“In spite of ever-increasing restrictions,” write the pro-abortion duo, “abortion is legal through the second-trimester throughout the United States, although it is inaccessible to many women. Yet if women safely end their pregnancies without medical supervision, they face criminal penalties.”
The pair speculates on just why Yaribely Almonte chose a do-it-yourself abortion — via medication or, perhaps, violently beating on her abdomen — in a city where Planned Parenthood’s version of “reproductive health care” is as common as neighborhood groceries once were.
“Is it possible that the relentless headlines about new abortion restrictions across most states have confused some women, who may think that these laws are national?” the two weep. “Or is the (successful) effort by anti-abortion forces to stigmatize abortion effective enough that some women feel too much shame and fear to seek medical care when faced with an unwanted pregnancy? Or did this woman have no trusted health care provider who could direct her to a clinic?”
Whatever the reason, the compassionate pro-aborts opine, this fact is indisputable: “Not every woman wants clinicians involved in her health care, especially if she feels that she can take care of it herself. We each have different ways of dealing with our bodies, our sexuality, and our health care.”
Since it is a woman’s own body, and her own right to deal with the inconvenience of pregnancy as she wishes, “why is self-treating an unwanted pregnancy a crime?” the duo ask rhetorically.
Normal people may genuinely wonder what self-created planet these ghoulish harridans inhabit. What is truly frightening is the realization that their self-centered, murderous worldview is the rule rather than the exception among the pro-abortion crowd.
While emphasizing that “everything possible” should be done to give pregnant women access to the customary methods of infanticide, “if a woman decides that the best thing for her to do is to self-induce an abortion, she should have access to the best information available on how to do this safely,” harmonize Yanow and Herold. “Criminalizing her choices does not protect her health.
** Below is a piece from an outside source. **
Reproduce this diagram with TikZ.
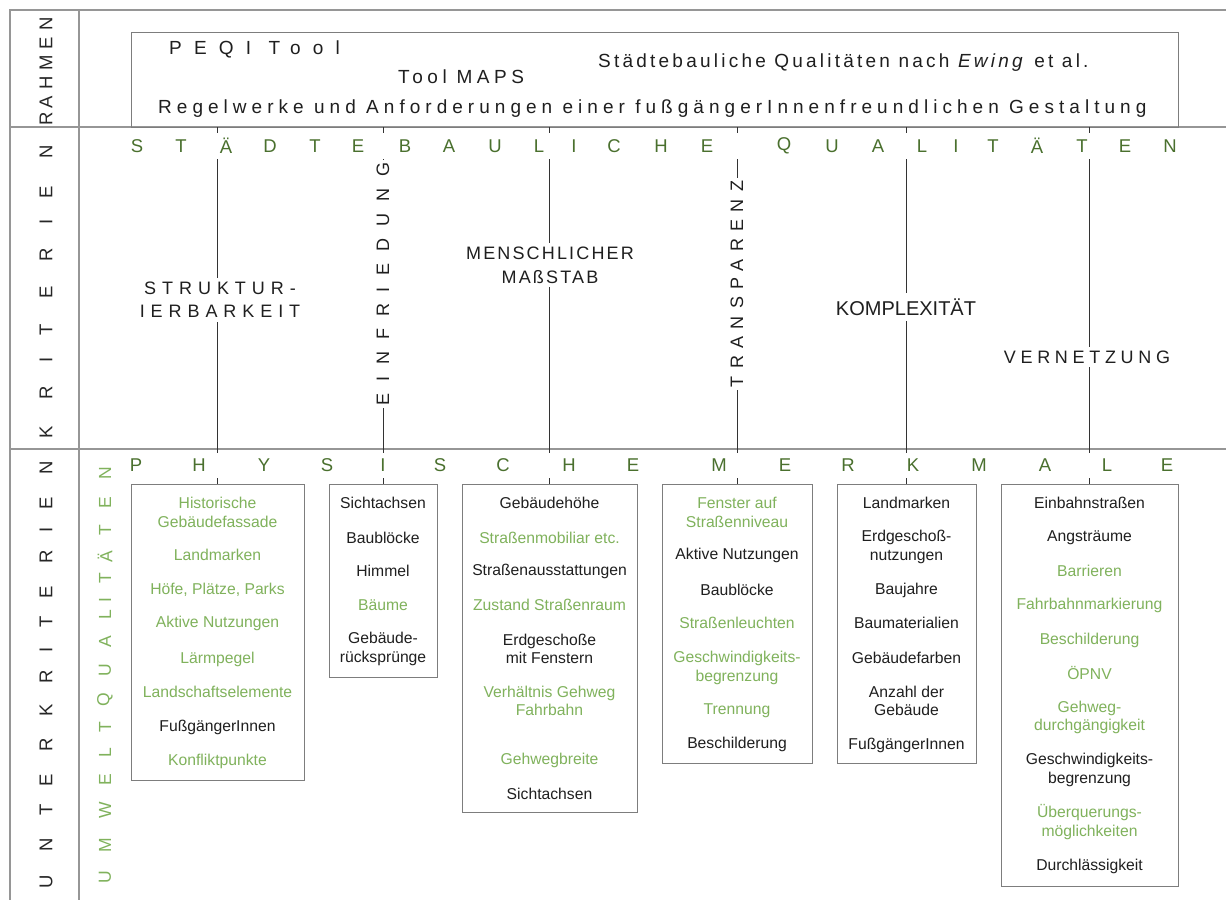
\documentclass[tikz,border=0pt]{standalone}
\usepackage{fontspec}
\setmainfont{Liberation Sans}
\definecolor{headgreen}{RGB}{74,112,46}
\definecolor{itemgreen}{RGB}{128,178,92}
\definecolor{framegray}{RGB}{150,150,150}
\definecolor{boxgray}{RGB}{125,125,125}
\begin{document}
\begin{tikzpicture}[x=1pt,y=-1pt,
  frameline/.style={draw=framegray, line width=1.1pt},
  conn/.style={draw=black!80, line width=1pt},
  itembox/.style={draw=boxgray, line width=1pt, inner sep=0, fill=none},
  item/.style={font=\fontsize{15.7}{18.5}\selectfont, align=center, inner sep=0},
  gi/.style={item, text=itemgreen},
  ki/.style={item, text=black!88},
  hl/.style={font=\fontsize{18.5}{20}\selectfont, text=headgreen, inner sep=0},
  vl/.style={font=\fontsize{18.5}{20}\selectfont, text=black!85, rotate=90, inner sep=0},
  ul/.style={font=\fontsize{17.5}{20}\selectfont, text=itemgreen, rotate=90, inner sep=0},
  crit/.style={fill=white, align=center, inner xsep=2pt, inner ysep=4pt, text=black!88},
  toptext/.style={anchor=west, inner sep=0, text=black!88}
]
\useasboundingbox (0,0) rectangle (1226,900);
\fill[white] (0,0) rectangle (1226,900);

% frame
\coordinate (f1) at (10,10);
\coordinate (f2) at (1226,10);
\coordinate (f3) at (10,900);
\coordinate (g1) at (79,10);
\coordinate (g2) at (79,900);
\coordinate (r1a) at (10,127);
\coordinate (r1b) at (1226,127);
\coordinate (r2a) at (10,449);
\coordinate (r2b) at (1226,449);
\draw[frameline] (f2) -- (f1) -- (f3);
\draw[frameline] (g1) -- (g2);
\draw[frameline] (r1a) -- (r1b);
\draw[frameline] (r2a) -- (r2b);

% top box
\node[draw=boxgray, line width=1pt, anchor=north west, minimum width=1047pt, minimum height=95pt, inner sep=0] (rahmenbox) at (131,32) {};
\node[toptext, font=\fontsize{19}{21}\selectfont\addfontfeature{LetterSpace=64}] (peqi) at (169,49) {PEQI Tool};
\node[toptext, font=\fontsize{19}{21}\selectfont\addfontfeature{LetterSpace=24}] (maps) at (398,77) {Tool MAPS};
\node[toptext, font=\fontsize{19}{21}\selectfont\addfontfeature{LetterSpace=17}] (ewing) at (598,63) {Städtebauliche Qualitäten nach \textit{Ewing} et al.};
\node[toptext, font=\fontsize{19}{21}\selectfont\addfontfeature{LetterSpace=26.5}] (regel) at (158,109) {Regelwerke und Anforderungen einer fußgängerInnenfreundlichen Gestaltung};

% left column labels
\foreach \l/\yy in {R/119, A/102, H/83, M/63, E/43, N/24}
  \node[vl] (ra\yy) at (46,\yy) {\l};
\foreach \l/\yy in {K/432, R/393, I/360, T/330, E/292, R/255, I/222, E/192, N/152}
  \node[vl] (kr\yy) at (46,\yy) {\l};
\foreach \l/\yy in {U/882, N/845, T/810, E/780, R/745, K/710, R/677, I/650, T/622, E/592, R/557, I/530, E/503, N/468}
  \node[vl] (uk\yy) at (46,\yy) {\l};
\foreach \l/\yy in {U/877, M/845, W/810, E/780, L/753, T/727, Q/700, U/670, A/642, L/615, I/600, T/578, Ä/557, T/530, E/503, N/473}
  \node[ul] (uq\yy) at (105,\yy) {\l};

% boxes
\node[itembox, minimum width=173pt, minimum height=296pt] (b1) at (217.5,632) {};
\node[itembox, minimum width=108pt, minimum height=193pt] (b2) at (383,580.5) {};
\node[itembox, minimum width=175pt, minimum height=328pt] (b3) at (549.5,648) {};
\node[itembox, minimum width=150pt, minimum height=279pt] (b4) at (737,623.5) {};
\node[itembox, minimum width=139pt, minimum height=279pt] (b5) at (906.5,623.5) {};
\node[itembox, minimum width=177pt, minimum height=402pt] (b6) at (1089.5,685) {};

% connectors
\coordinate (t1) at (217.5,127);
\coordinate (t2) at (383,127);
\coordinate (t3) at (549.5,127);
\coordinate (t4) at (737,127);
\coordinate (t5) at (906.5,127);
\coordinate (t6) at (1089.5,127);
\draw[conn] (t1) -- (b1.north);
\draw[conn] (t2) -- (b2.north);
\draw[conn] (t3) -- (b3.north);
\draw[conn] (t4) -- (b4.north);
\draw[conn] (t5) -- (b5.north);
\draw[conn] (t6) -- (b6.north);

% white strips behind heading rows
\fill[white] (125,133) rectangle (1185,159);
\fill[white] (125,453) rectangle (1185,478);

% heading letters
\foreach \l/\xx in {S/137, T/181, Ä/226, D/270, T/315, E/358, B/405, A/449, U/495, L/539, I/574, C/614, H/661, E/707, Q/784, U/832, A/878, L/922, I/956, T/993, Ä/1037, T/1082, E/1125, N/1170}
  \node[hl] (sq\xx) at (\xx,146) {\l};
\foreach \l/\xx in {P/136, H/199, Y/264, S/327, I/383, S/440, C/503, H/569, E/633, M/719, E/785, R/848, K/913, M/979, A/1045, L/1107, E/1167}
  \node[hl] (pm\xx) at (\xx,465) {\l};

% criteria labels
\node[crit, font=\fontsize{18}{23}\selectfont\addfontfeature{LetterSpace=33}] (struk) at (220,300) {STRUKTUR-\\IERBARKEIT};
\node[crit, rotate=90, inner xsep=3pt, inner ysep=1pt, font=\fontsize{18}{20}\selectfont\addfontfeature{LetterSpace=66}] (einf) at (383,284) {EINFRIEDUNG};
\node[crit, font=\fontsize{18}{24}\selectfont\addfontfeature{LetterSpace=12}] (mensch) at (550,265) {MENSCHLICHER\\MAßSTAB};
\node[crit, rotate=90, inner xsep=3pt, inner ysep=1pt, font=\fontsize{18}{20}\selectfont\addfontfeature{LetterSpace=41}] (trans) at (737,284) {TRANSPARENZ};
\node[crit, font=\fontsize{20}{22}\selectfont, inner ysep=6pt] (kompl) at (906,307) {KOMPLEXITÄT};
\node[crit, font=\fontsize{18}{20}\selectfont\addfontfeature{LetterSpace=26}] (vern) at (1087,357) {VERNETZUNG};

% box 1
\node[gi] (i11) at (217.5,512.5) {Historische\\Gebäudefassade};
\node[gi] (i12) at (217.5,555) {Landmarken};
\node[gi] (i13) at (217.5,590) {Höfe, Plätze, Parks};
\node[gi] (i14) at (217.5,623) {Aktive Nutzungen};
\node[gi] (i15) at (217.5,659) {Lärmpegel};
\node[gi] (i16) at (217.5,692) {Landschaftselemente};
\node[ki] (i17) at (217.5,727) {FußgängerInnen};
\node[gi] (i18) at (217.5,761) {Konfliktpunkte};
% box 2
\node[ki] (i21) at (383,503) {Sichtachsen};
\node[ki] (i22) at (383,538) {Baublöcke};
\node[ki] (i23) at (383,571) {Himmel};
\node[gi] (i24) at (383,605) {Bäume};
\node[ki] (i25) at (383,649) {Gebäude-\\rücksprünge};
% box 3
\node[ki] (i31) at (549.5,503) {Gebäudehöhe};
\node[gi] (i32) at (549.5,538) {Straßenmobiliar etc.};
\node[ki] (i33) at (549.5,571) {Straßenausstattungen};
\node[gi] (i34) at (549.5,605) {Zustand Straßenraum};
\node[ki] (i35) at (549.5,649) {Erdgeschoße\\mit Fenstern};
\node[gi] (i36) at (549.5,701) {Verhältnis Gehweg\\Fahrbahn};
\node[gi] (i37) at (549.5,760) {Gehwegbreite};
\node[ki] (i38) at (549.5,794) {Sichtachsen};
% box 4
\node[gi] (i41) at (737,512.5) {Fenster auf\\Straßenniveau};
\node[ki] (i42) at (737,555) {Aktive Nutzungen};
\node[ki] (i43) at (737,590) {Baublöcke};
\node[gi] (i44) at (737,623) {Straßenleuchten};
\node[gi] (i45) at (737,668) {Geschwindigkeits-\\begrenzung};
\node[gi] (i46) at (737,711) {Trennung};
\node[ki] (i47) at (737,744) {Beschilderung};
% box 5
\node[ki] (i51) at (906.5,503) {Landmarken};
\node[ki] (i52) at (906.5,547) {Erdgeschoß-\\nutzungen};
\node[ki] (i53) at (906.5,590) {Baujahre};
\node[ki] (i54) at (906.5,623) {Baumaterialien};
\node[ki] (i55) at (906.5,658) {Gebäudefarben};
\node[ki] (i56) at (906.5,701) {Anzahl der\\Gebäude};
\node[ki] (i57) at (906.5,745) {FußgängerInnen};
% box 6
\node[ki] (i61) at (1089.5,503) {Einbahnstraßen};
\node[ki] (i62) at (1089.5,538) {Angsträume};
\node[gi] (i63) at (1089.5,571) {Barrieren};
\node[gi] (i64) at (1089.5,605) {Fahrbahnmarkierung};
\node[gi] (i65) at (1089.5,640) {Beschilderung};
\node[gi] (i66) at (1089.5,673) {ÖPNV};
\node[gi] (i67) at (1089.5,717.5) {Gehweg-\\durchgängigkeit};
\node[ki] (i68) at (1089.5,770) {Geschwindigkeits-\\begrenzung};
\node[gi] (i69) at (1089.5,822) {Überquerungs-\\möglichkeiten};
\node[ki] (i60) at (1089.5,866) {Durchlässigkeit};
\end{tikzpicture}
\end{document}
If we believe that women have the right to control their fertility, then we must also trust women with the right to choose the methods that make the most sense for them.”
Setting aside for a moment the violent immorality of abortion, even “mainstream” abortion advocates draw the line at the do-it-yourself option, so Yanow and Herold are definitely swimming against the tide. For example, the radical National Abortion Federation warns women who don’t know any better that attempting “to end a pregnancy by self-aborting can be very dangerous to your life, health and ability to have children in the future. You may injure yourself or die if you attempt to self-abort.”
Writing on LiveAction.org, pro-life activist Kristen Walker of New Wave Feminists notes that the 2008 film Revolutionary Road “ends with Kate Winslet’s character performing an instillation abortion on herself so that she can be free to move to Paris with her husband and live a more carefree, exciting life than the suburban one currently boring and depressing her. She hemorrhages and dies. I don’t think the film was trying to make a pro-life argument — quite the opposite — but it nevertheless illustrates a universal truth: what we think might liberate us can also destroy us.”
Walker writes that pro-abortion folk “might love the idea of women having the utter, unfettered freedom of D.I.Y. abortions, but to quote the country music songs, freedom isn’t free. It comes at a price, and that price might be a woman’s life.”
However, what individuals like Yanow and Herold once insisted should be both legal and safe they now merely want to be legal — in whatever form. “They routinely defend abortion doctors with pitiful records of harming women, and now they’re telling women they don’t need a doctor at all,” notes Walker.
As for the criminality of murdering one’s baby, in many states self-induced abortion would not be charged as a crime, and in the case of the woman in New York City, dispatching her 24-week-old pre-born earned her a mere misdemeanor. But for Yanow and Herold, even that petty charge apparently represented a miscarriage of justice.
Sadly, for her six-month-old perfectly viable pre-born baby, justice was not even a consideration.